_Exercise directions:_
Scan the material and copy every line in which "matplotlib" appears.

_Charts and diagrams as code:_
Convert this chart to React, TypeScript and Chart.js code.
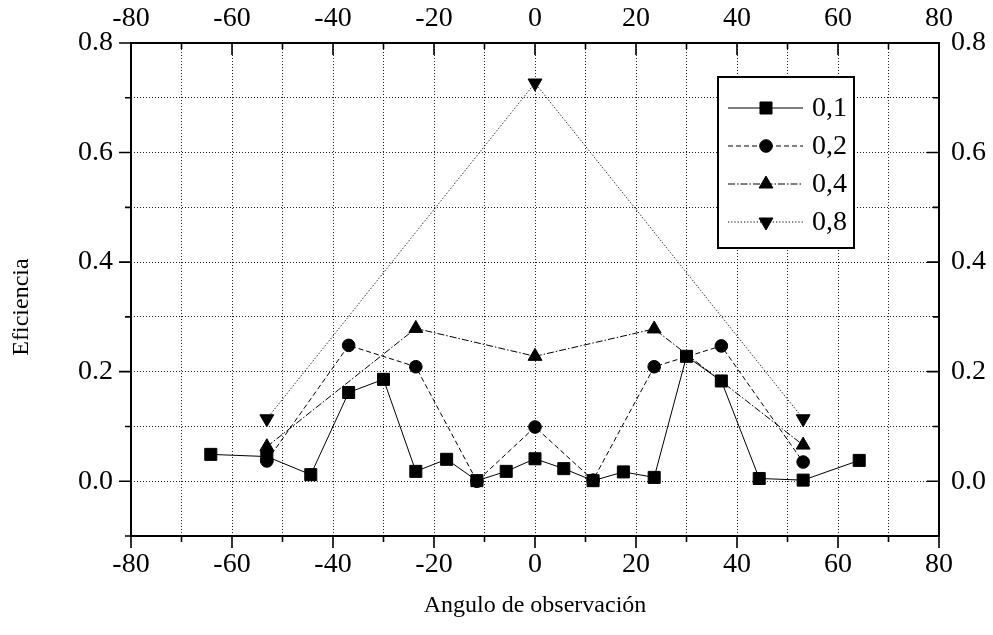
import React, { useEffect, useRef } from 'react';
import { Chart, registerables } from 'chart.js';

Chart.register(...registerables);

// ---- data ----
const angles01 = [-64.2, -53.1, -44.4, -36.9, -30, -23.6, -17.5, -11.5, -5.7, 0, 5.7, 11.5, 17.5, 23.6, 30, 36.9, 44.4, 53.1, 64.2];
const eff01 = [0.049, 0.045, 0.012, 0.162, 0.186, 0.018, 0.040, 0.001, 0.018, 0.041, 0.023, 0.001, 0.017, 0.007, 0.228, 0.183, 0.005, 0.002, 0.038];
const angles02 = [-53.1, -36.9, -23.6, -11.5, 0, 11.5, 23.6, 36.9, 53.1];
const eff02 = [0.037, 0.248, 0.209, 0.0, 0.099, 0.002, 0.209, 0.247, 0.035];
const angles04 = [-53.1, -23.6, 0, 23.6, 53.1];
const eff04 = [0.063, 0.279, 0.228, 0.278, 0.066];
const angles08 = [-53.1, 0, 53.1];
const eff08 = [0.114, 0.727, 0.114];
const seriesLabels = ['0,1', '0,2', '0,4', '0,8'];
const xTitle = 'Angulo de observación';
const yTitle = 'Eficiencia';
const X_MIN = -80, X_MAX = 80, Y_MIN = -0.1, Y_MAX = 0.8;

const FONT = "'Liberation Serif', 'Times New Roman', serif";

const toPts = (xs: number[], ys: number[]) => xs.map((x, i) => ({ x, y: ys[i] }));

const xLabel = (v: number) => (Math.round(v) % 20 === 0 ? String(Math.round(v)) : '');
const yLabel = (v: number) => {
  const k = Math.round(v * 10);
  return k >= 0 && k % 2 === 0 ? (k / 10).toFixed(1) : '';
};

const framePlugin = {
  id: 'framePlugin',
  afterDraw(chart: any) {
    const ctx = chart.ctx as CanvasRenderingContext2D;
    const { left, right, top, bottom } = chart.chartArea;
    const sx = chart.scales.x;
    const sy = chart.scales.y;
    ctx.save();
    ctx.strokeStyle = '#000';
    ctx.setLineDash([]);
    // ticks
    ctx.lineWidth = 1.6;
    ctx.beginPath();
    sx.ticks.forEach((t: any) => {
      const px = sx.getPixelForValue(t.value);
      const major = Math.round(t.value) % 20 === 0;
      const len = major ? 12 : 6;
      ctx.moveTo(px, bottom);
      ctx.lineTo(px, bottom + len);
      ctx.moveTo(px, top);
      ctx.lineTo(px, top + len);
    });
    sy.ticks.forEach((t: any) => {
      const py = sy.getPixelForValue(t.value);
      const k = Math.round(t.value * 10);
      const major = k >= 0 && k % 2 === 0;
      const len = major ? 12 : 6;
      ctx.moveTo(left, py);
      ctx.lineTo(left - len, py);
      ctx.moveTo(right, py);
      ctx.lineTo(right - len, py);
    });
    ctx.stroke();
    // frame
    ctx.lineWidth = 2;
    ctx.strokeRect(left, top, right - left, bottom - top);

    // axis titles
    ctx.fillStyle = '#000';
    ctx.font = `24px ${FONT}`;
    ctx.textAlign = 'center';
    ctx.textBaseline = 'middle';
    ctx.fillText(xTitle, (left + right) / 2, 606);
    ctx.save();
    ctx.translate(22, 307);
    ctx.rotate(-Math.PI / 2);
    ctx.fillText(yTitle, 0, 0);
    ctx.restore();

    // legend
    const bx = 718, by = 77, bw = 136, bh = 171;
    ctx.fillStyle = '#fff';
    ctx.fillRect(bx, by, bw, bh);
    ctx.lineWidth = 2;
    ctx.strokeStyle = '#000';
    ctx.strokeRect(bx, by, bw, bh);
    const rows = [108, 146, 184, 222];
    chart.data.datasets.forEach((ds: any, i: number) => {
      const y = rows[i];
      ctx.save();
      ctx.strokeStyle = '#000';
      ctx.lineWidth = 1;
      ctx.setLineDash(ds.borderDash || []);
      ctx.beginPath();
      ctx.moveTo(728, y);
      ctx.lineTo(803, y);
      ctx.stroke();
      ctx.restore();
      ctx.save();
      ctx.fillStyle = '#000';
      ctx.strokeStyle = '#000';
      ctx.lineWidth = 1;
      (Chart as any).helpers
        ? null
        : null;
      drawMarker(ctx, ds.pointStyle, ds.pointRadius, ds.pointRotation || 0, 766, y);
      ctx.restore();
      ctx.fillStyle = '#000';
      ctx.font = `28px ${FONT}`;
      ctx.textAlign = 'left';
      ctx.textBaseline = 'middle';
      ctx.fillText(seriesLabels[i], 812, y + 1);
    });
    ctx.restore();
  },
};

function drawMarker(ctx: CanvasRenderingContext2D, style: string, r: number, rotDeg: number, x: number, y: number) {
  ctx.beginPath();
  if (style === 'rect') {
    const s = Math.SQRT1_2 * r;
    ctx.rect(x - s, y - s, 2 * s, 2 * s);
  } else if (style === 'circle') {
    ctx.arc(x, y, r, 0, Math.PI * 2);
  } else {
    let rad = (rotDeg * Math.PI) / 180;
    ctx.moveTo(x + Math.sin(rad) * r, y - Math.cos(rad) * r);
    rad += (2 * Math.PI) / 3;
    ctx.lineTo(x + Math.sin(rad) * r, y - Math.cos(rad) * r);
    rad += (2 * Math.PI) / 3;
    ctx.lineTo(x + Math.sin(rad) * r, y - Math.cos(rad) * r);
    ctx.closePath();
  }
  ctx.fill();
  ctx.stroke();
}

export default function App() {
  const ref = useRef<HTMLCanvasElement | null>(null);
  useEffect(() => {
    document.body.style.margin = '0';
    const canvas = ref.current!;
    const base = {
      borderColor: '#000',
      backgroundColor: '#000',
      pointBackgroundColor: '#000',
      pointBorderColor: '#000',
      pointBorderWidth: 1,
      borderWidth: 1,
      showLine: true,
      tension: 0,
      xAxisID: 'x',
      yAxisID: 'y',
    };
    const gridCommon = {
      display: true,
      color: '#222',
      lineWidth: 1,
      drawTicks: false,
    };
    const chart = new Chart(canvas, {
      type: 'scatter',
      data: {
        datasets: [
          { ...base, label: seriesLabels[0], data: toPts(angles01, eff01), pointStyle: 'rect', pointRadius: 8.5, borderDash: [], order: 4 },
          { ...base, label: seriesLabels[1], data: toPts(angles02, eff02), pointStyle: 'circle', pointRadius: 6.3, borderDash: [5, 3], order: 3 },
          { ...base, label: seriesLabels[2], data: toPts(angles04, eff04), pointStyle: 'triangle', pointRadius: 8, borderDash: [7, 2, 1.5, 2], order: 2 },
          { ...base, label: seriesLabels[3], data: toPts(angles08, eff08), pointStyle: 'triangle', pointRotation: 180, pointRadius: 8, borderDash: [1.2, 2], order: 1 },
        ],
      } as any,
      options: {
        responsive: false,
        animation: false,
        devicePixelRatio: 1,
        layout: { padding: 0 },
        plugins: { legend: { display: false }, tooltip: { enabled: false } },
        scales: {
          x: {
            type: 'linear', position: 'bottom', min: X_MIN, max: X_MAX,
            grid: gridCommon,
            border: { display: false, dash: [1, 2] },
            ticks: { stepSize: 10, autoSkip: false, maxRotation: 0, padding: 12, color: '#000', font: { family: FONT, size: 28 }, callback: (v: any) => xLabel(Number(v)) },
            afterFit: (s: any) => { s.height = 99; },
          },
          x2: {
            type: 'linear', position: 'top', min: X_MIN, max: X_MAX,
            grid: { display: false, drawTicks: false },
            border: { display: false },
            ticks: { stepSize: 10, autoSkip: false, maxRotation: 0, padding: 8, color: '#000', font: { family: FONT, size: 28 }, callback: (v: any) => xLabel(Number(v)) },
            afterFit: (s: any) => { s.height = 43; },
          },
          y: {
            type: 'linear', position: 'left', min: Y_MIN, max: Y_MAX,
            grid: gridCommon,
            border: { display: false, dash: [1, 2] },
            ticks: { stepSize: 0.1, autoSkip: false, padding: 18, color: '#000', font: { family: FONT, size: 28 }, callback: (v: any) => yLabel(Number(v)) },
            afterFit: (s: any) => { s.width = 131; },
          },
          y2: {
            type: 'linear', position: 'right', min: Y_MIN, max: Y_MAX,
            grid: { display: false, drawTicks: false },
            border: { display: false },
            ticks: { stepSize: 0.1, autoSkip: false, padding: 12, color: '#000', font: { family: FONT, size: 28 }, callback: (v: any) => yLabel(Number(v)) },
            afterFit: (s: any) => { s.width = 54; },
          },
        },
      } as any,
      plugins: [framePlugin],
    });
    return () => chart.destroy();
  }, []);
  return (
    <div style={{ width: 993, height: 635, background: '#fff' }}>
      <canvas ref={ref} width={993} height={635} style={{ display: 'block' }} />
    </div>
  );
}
...
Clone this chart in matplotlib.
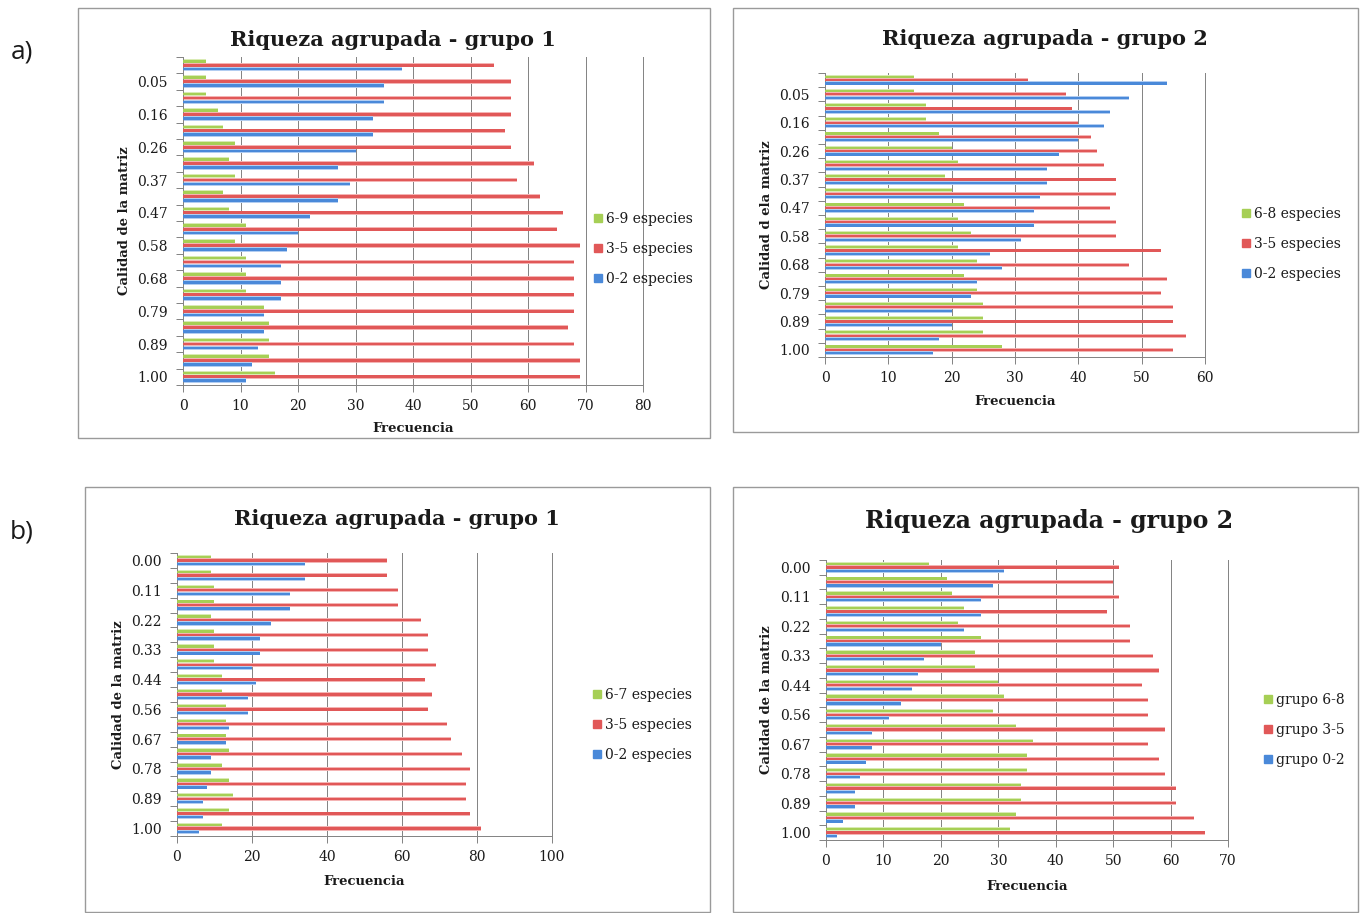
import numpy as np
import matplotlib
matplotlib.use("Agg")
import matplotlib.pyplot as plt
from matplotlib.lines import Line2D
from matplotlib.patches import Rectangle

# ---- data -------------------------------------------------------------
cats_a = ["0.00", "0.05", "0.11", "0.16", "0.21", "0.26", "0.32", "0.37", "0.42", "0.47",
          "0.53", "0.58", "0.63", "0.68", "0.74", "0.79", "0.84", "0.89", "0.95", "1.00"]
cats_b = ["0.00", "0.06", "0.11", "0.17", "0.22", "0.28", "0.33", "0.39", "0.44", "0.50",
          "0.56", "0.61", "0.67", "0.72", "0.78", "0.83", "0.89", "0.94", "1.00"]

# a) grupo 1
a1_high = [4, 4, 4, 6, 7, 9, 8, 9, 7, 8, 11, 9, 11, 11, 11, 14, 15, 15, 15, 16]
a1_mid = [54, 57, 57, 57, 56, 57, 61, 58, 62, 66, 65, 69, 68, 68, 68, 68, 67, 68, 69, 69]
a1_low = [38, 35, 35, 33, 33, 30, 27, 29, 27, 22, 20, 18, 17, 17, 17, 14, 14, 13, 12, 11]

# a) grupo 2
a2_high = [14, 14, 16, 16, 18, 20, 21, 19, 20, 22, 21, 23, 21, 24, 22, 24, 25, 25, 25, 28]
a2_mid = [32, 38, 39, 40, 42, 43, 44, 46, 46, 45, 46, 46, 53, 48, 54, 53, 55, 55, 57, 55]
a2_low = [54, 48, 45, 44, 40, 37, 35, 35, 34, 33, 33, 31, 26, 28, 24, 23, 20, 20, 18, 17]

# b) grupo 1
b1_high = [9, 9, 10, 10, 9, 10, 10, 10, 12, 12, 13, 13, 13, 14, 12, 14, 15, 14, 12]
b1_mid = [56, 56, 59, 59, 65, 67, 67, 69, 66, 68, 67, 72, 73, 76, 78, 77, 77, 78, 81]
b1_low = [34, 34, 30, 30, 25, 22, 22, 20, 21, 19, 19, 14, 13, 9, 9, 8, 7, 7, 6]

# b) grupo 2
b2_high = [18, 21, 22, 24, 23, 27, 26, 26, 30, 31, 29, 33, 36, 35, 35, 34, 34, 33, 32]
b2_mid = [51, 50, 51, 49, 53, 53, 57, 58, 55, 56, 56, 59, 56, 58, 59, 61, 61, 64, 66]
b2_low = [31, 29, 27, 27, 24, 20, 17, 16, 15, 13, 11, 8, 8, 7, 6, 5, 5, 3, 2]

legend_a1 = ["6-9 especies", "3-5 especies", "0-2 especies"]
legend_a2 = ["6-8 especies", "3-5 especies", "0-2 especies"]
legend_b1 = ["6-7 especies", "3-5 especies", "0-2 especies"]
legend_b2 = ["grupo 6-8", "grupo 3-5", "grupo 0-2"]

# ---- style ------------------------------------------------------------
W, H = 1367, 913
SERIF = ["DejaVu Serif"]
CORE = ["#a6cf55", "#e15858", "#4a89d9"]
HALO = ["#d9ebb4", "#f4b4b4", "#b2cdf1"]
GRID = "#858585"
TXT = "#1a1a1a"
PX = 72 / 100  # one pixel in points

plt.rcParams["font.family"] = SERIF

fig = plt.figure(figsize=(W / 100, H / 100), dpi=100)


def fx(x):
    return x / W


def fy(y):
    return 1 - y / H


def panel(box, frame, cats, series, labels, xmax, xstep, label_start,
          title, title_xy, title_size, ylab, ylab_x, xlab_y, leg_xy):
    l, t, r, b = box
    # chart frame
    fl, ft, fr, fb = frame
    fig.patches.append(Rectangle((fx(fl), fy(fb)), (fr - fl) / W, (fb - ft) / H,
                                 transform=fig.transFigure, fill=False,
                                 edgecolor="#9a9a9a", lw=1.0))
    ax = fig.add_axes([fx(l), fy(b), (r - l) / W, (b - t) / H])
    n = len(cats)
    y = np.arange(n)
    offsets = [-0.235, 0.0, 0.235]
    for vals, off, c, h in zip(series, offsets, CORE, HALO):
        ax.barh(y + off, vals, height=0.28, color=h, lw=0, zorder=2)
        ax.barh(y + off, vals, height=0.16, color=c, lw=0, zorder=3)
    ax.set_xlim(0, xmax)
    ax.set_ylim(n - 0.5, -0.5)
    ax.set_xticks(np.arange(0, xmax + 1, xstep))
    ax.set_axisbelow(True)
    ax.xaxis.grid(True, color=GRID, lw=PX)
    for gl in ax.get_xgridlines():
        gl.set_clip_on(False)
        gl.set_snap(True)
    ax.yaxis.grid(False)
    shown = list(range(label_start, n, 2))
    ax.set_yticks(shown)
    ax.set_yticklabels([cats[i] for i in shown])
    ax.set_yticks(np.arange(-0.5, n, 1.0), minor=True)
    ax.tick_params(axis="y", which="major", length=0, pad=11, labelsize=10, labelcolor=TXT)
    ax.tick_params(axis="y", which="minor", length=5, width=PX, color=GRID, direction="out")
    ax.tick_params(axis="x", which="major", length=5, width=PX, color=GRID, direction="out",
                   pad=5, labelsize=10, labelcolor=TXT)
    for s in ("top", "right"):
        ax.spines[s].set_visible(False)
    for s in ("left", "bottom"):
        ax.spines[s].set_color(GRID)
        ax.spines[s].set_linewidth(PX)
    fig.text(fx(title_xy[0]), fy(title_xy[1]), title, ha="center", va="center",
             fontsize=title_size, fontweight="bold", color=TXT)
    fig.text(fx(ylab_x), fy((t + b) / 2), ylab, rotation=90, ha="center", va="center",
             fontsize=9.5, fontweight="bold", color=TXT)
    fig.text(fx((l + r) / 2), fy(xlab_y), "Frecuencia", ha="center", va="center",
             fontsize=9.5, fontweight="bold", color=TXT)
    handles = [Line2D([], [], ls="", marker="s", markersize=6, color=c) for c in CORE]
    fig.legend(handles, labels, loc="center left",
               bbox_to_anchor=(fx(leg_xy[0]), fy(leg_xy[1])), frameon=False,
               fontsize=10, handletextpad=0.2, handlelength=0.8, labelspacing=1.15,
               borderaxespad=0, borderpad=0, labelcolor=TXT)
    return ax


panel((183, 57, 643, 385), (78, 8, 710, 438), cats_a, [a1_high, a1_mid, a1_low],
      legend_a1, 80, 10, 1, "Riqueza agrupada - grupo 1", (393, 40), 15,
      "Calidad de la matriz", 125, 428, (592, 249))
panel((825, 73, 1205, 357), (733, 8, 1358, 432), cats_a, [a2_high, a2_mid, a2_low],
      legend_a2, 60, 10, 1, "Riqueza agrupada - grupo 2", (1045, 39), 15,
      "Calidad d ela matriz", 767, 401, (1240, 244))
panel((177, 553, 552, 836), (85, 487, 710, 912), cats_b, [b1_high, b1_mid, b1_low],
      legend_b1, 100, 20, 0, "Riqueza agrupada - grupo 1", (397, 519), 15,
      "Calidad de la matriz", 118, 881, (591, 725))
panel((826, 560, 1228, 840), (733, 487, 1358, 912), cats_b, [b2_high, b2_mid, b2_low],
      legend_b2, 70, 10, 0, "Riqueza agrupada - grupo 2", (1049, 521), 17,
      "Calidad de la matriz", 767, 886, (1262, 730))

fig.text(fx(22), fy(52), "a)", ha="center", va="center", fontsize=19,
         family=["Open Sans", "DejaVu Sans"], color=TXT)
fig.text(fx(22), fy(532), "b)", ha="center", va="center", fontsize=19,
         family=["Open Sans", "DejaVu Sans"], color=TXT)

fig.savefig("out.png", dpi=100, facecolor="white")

_Exercise answer:_
Clone this chart in matplotlib.
import matplotlib
matplotlib.use("Agg")
import matplotlib.pyplot as plt
from matplotlib.lines import Line2D
from matplotlib.patches import Rectangle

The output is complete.